§ EXERCISE BRIEF
Restate the material word for word and leave out anything that is a picture.

--- begin DATA BLOCK ---

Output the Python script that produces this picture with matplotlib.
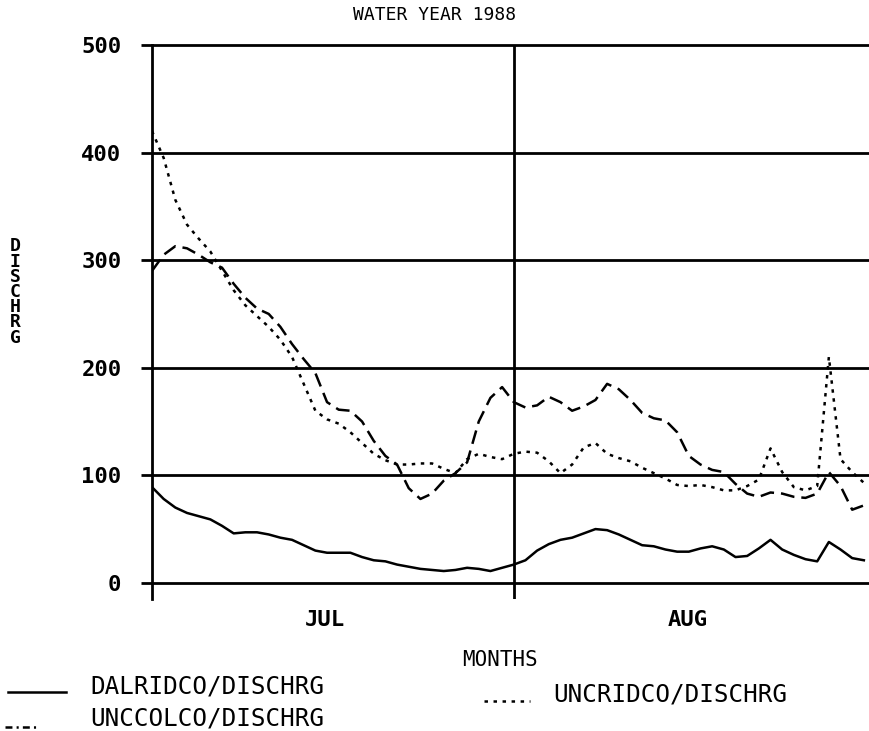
import matplotlib
matplotlib.use("Agg")
import matplotlib.pyplot as plt
from matplotlib.lines import Line2D

plt.rcParams['font.family'] = ['DejaVu Sans Mono', 'DejaVu Sans']
plt.rcParams['lines.scale_dashes'] = False

# day index 0 = Jul 1 ... 61 = Aug 31
dalridco = [89, 78, 70, 65, 62, 59, 53, 46, 47, 47, 45, 42, 40, 35, 30, 28, 28, 28, 24, 21,
            20, 17, 15, 13, 12, 11, 12, 14, 13, 11, 14, 17, 21, 30, 36, 40, 42, 46, 50, 49,
            45, 40, 35, 34, 31, 29, 29, 32, 34, 31, 24, 25, 32, 40, 31, 26, 22, 20, 38, 31,
            23, 21]
unccolco = [290, 305, 313, 311, 305, 298, 293, 278, 265, 255, 250, 238, 222, 208, 195, 168,
            161, 160, 150, 132, 118, 110, 88, 78, 83, 95, 102, 112, 150, 172, 182, 168, 163,
            165, 173, 168, 160, 164, 170, 185, 180, 170, 158, 153, 151, 140, 118, 110, 105,
            103, 92, 83, 80, 84, 83, 80, 79, 83, 103, 90, 68, 72]
uncridco = [420, 395, 356, 333, 320, 308, 290, 272, 258, 248, 238, 226, 210, 185, 160, 152,
            148, 140, 130, 120, 114, 110, 110, 111, 111, 106, 102, 115, 120, 117, 115, 120,
            122, 121, 113, 102, 110, 126, 130, 120, 116, 113, 107, 102, 97, 91, 90, 91, 89,
            86, 86, 90, 96, 125, 103, 89, 86, 90, 210, 115, 103, 93]
days = list(range(len(dalridco)))

yticks = [0, 100, 200, 300, 400, 500]
month_pos = [14.8, 45.9]
month_labels = ['JUL', 'AUG']
month_bounds = [31]

W, H = 870, 731
fig = plt.figure(figsize=(W / 100, H / 100), dpi=100)
ax_left, ax_right = 152, 152 + 62 * 11.67
ax_bottom, ax_top = 599, 45
ax = fig.add_axes([ax_left / W, 1 - ax_bottom / H, (ax_right - ax_left) / W, (ax_bottom - ax_top) / H])
ax.set_xlim(0, 62)
ax.set_ylim(-15, 500)

lw = 1.8
ax.hlines(yticks, -0.9, 62, colors='black', linewidth=2.0, clip_on=False)
ax.vlines(month_bounds, -15, 500, colors='black', linewidth=2.0)

ax.plot(days, dalridco, color='black', linewidth=lw, solid_joinstyle='round')
ax.plot(days, unccolco, color='black', linewidth=lw, dashes=(10, 5))
ax.plot(days, uncridco, color='black', linewidth=lw, dashes=(2.5, 4))

for s in ['top', 'right', 'bottom']:
    ax.spines[s].set_visible(False)
ax.spines['left'].set_linewidth(2.0)

ax.set_yticks(yticks)
ax.set_yticklabels([str(v) for v in yticks], fontsize=16, fontweight='bold')
ax.tick_params(axis='y', length=0, pad=22)
ax.set_xticks(month_pos)
ax.set_xticklabels(month_labels, fontsize=16, fontweight='bold')
ax.tick_params(axis='x', length=0, pad=8)

fig.text(0.5, 1 - 15 / H, 'WATER YEAR 1988', ha='center', va='center', fontsize=13)
fig.text(500 / W, 1 - 660 / H, 'MONTHS', ha='center', va='center', fontsize=15)
fig.text(15 / W, 1 - 292 / H, '\n'.join('DISCHRG'), ha='center', va='center', fontsize=13,
         fontweight='bold', linespacing=0.8)

# legend
fig.add_artist(Line2D([8 / W, 66 / W], [1 - 692 / H] * 2, color='black', linewidth=lw,
                      transform=fig.transFigure))
fig.text(90 / W, 1 - 686 / H, 'DALRIDCO/DISCHRG', ha='left', va='center', fontsize=17.5)
fig.add_artist(Line2D([484 / W, 530 / W], [1 - 701 / H] * 2, color='black', linewidth=lw,
                      dashes=(2.5, 4), transform=fig.transFigure))
fig.text(553 / W, 1 - 694 / H, 'UNCRIDCO/DISCHRG', ha='left', va='center', fontsize=17.5)
fig.add_artist(Line2D([5 / W, 38 / W], [1 - 727 / H] * 2, color='black', linewidth=lw,
                      dashes=(5, 3, 1.5, 3), transform=fig.transFigure))
fig.text(90 / W, 1 - 719 / H, 'UNCCOLCO/DISCHRG', ha='left', va='center', fontsize=17.5)

fig.savefig('out.png', dpi=100)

--- end DATA BLOCK ---

§ ANSWER FOR THIS EXERCISE
Output the Python script that produces this picture with matplotlib.
import matplotlib
matplotlib.use("Agg")
import matplotlib.pyplot as plt
from matplotlib.lines import Line2D

plt.rcParams['font.family'] = ['DejaVu Sans Mono', 'DejaVu Sans']
plt.rcParams['lines.scale_dashes'] = False

# day index 0 = Jul 1 ... 61 = Aug 31
dalridco = [89, 78, 70, 65, 62, 59, 53, 46, 47, 47, 45, 42, 40, 35, 30, 28, 28, 28, 24, 21,
            20, 17, 15, 13, 12, 11, 12, 14, 13, 11, 14, 17, 21, 30, 36, 40, 42, 46, 50, 49,
            45, 40, 35, 34, 31, 29, 29, 32, 34, 31, 24, 25, 32, 40, 31, 26, 22, 20, 38, 31,
            23, 21]
unccolco = [290, 305, 313, 311, 305, 298, 293, 278, 265, 255, 250, 238, 222, 208, 195, 168,
            161, 160, 150, 132, 118, 110, 88, 78, 83, 95, 102, 112, 150, 172, 182, 168, 163,
            165, 173, 168, 160, 164, 170, 185, 180, 170, 158, 153, 151, 140, 118, 110, 105,
            103, 92, 83, 80, 84, 83, 80, 79, 83, 103, 90, 68, 72]
uncridco = [420, 395, 356, 333, 320, 308, 290, 272, 258, 248, 238, 226, 210, 185, 160, 152,
            148, 140, 130, 120, 114, 110, 110, 111, 111, 106, 102, 115, 120, 117, 115, 120,
            122, 121, 113, 102, 110, 126, 130, 120, 116, 113, 107, 102, 97, 91, 90, 91, 89,
            86, 86, 90, 96, 125, 103, 89, 86, 90, 210, 115, 103, 93]
days = list(range(len(dalridco)))

yticks = [0, 100, 200, 300, 400, 500]
month_pos = [14.8, 45.9]
month_labels = ['JUL', 'AUG']
month_bounds = [31]

W, H = 870, 731
fig = plt.figure(figsize=(W / 100, H / 100), dpi=100)
ax_left, ax_right = 152, 152 + 62 * 11.67
ax_bottom, ax_top = 599, 45
ax = fig.add_axes([ax_left / W, 1 - ax_bottom / H, (ax_right - ax_left) / W, (ax_bottom - ax_top) / H])
ax.set_xlim(0, 62)
ax.set_ylim(-15, 500)

lw = 1.8
ax.hlines(yticks, -0.9, 62, colors='black', linewidth=2.0, clip_on=False)
ax.vlines(month_bounds, -15, 500, colors='black', linewidth=2.0)

ax.plot(days, dalridco, color='black', linewidth=lw, solid_joinstyle='round')
ax.plot(days, unccolco, color='black', linewidth=lw, dashes=(10, 5))
ax.plot(days, uncridco, color='black', linewidth=lw, dashes=(2.5, 4))

for s in ['top', 'right', 'bottom']:
    ax.spines[s].set_visible(False)
ax.spines['left'].set_linewidth(2.0)

ax.set_yticks(yticks)
ax.set_yticklabels([str(v) for v in yticks], fontsize=16, fontweight='bold')
ax.tick_params(axis='y', length=0, pad=22)
ax.set_xticks(month_pos)
ax.set_xticklabels(month_labels, fontsize=16, fontweight='bold')
ax.tick_params(axis='x', length=0, pad=8)

fig.text(0.5, 1 - 15 / H, 'WATER YEAR 1988', ha='center', va='center', fontsize=13)
fig.text(500 / W, 1 - 660 / H, 'MONTHS', ha='center', va='center', fontsize=15)
fig.text(15 / W, 1 - 292 / H, '\n'.join('DISCHRG'), ha='center', va='center', fontsize=13,
         fontweight='bold', linespacing=0.8)

# legend
fig.add_artist(Line2D([8 / W, 66 / W], [1 - 692 / H] * 2, color='black', linewidth=lw,
                      transform=fig.transFigure))
fig.text(90 / W, 1 - 686 / H, 'DALRIDCO/DISCHRG', ha='left', va='center', fontsize=17.5)
fig.add_artist(Line2D([484 / W, 530 / W], [1 - 701 / H] * 2, color='black', linewidth=lw,
                      dashes=(2.5, 4), transform=fig.transFigure))
fig.text(553 / W, 1 - 694 / H, 'UNCRIDCO/DISCHRG', ha='left', va='center', fontsize=17.5)
fig.add_artist(Line2D([5 / W, 38 / W], [1 - 727 / H] * 2, color='black', linewidth=lw,
                      dashes=(5, 3, 1.5, 3), transform=fig.transFigure))
fig.text(90 / W, 1 - 719 / H, 'UNCCOLCO/DISCHRG', ha='left', va='center', fontsize=17.5)

fig.savefig('out.png', dpi=100)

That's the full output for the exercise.